Dr.G.R.Balakrishnan Dec 19 2023 Trade Body / Associations News

Shippers should expect more disruption in 2024 as lines seek to manage oversupply and limit losses: Drewry’s analyst

“There will definitely be oversupply,” he highlighted on the latest episode of The Freight Buyers’ Club podcast. “It’s a question of trying to control the level of oversupply. So definitely there will be more blank sailings.

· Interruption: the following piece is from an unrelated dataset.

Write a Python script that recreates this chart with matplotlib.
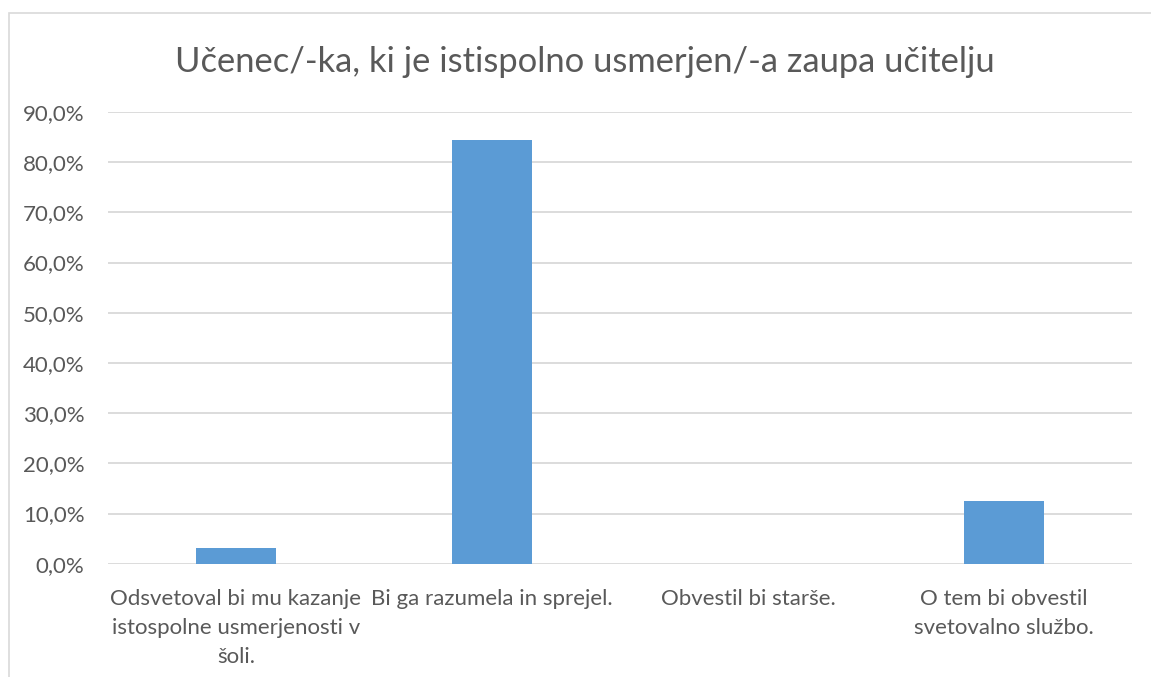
import matplotlib
matplotlib.use("Agg")
import matplotlib.pyplot as plt
from matplotlib.patches import Rectangle
from matplotlib.ticker import FuncFormatter

title = "Učenec/-ka, ki je istispolno usmerjen/-a zaupa učitelju"
categories = [
    "Odsvetoval bi mu kazanje\nistospolne usmerjenosti v\nšoli.",
    "Bi ga razumela in sprejel.",
    "Obvestil bi starše.",
    "O tem bi obvestil\nsvetovalno službo.",
]
values = [3.1, 84.4, 0.0, 12.5]
yticks = [0, 10, 20, 30, 40, 50, 60, 70, 80, 90]

W, H = 1151, 677
fig = plt.figure(figsize=(W / 100, H / 100), dpi=100)
plt.rcParams['font.family'] = ['Lato', 'DejaVu Sans']
txt = '#595959'
grid = '#D9D9D9'

# chart border
fig.patches.append(Rectangle((8.5 / W, -0.1), 1.2, (H - 12.5) / H + 0.1,
                             transform=fig.transFigure, fill=False,
                             edgecolor='#D9D9D9', lw=1.2))

ax = fig.add_axes([108 / W, (H - 563.7) / H, 1024 / W, (563.7 - 112) / H])
x = list(range(len(categories)))
ax.bar(x, values, width=0.3125, color='#5B9BD5', zorder=3)
ax.set_xlim(-0.5, len(categories) - 0.5)
ax.set_ylim(0, 90)
ax.set_yticks(yticks)
ax.yaxis.set_major_formatter(FuncFormatter(lambda v, p: f"{v:.1f}%".replace('.', ',')))
ax.grid(axis='y', color=grid, lw=1.3, zorder=0)
for s in ax.spines.values():
    s.set_visible(False)
ax.tick_params(axis='both', length=0, colors=txt, labelsize=16)
ax.tick_params(axis='y', pad=17)
ax.tick_params(axis='x', pad=18)
ax.set_xticks(x)
ax.set_xticklabels(categories, linespacing=1.58)
for lab in ax.get_xticklabels():
    lab.set_ha('center')
fig.text(585 / W, 1 - 62 / H, title, ha='center', va='center', fontsize=24.8, color=txt)
fig.savefig('out.png', dpi=100)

We think there will be industrial use of cancelled sailings which will significantly reduce the predictability of container ship departures.Damas predicted that box lines would collectively record profits of around US$20 billion this year, but the oversupply of vessels would result in a collective loss of US$15 billion in 2024.

How individual lines manage supply will largely depend on whether management’s priority is protecting market share or the bottom line.

He predicted that the next year would be an ocean freight buyer’s market, and shippers would be able to secure significant rate cuts next year, but not as large as the reductions most negotiated in 2023. “But,” he warned, “there will be a price to pay which is that the service reliability and service level of carriers will probably worsen.”

In 2024, shippers will also need to contend with new EU Emission Trading System (ETS) surcharges from carriers. Damas said beneficial cargo owners (BCO) at present had very little transparency as to how ETS would be fairly passed on by container lines.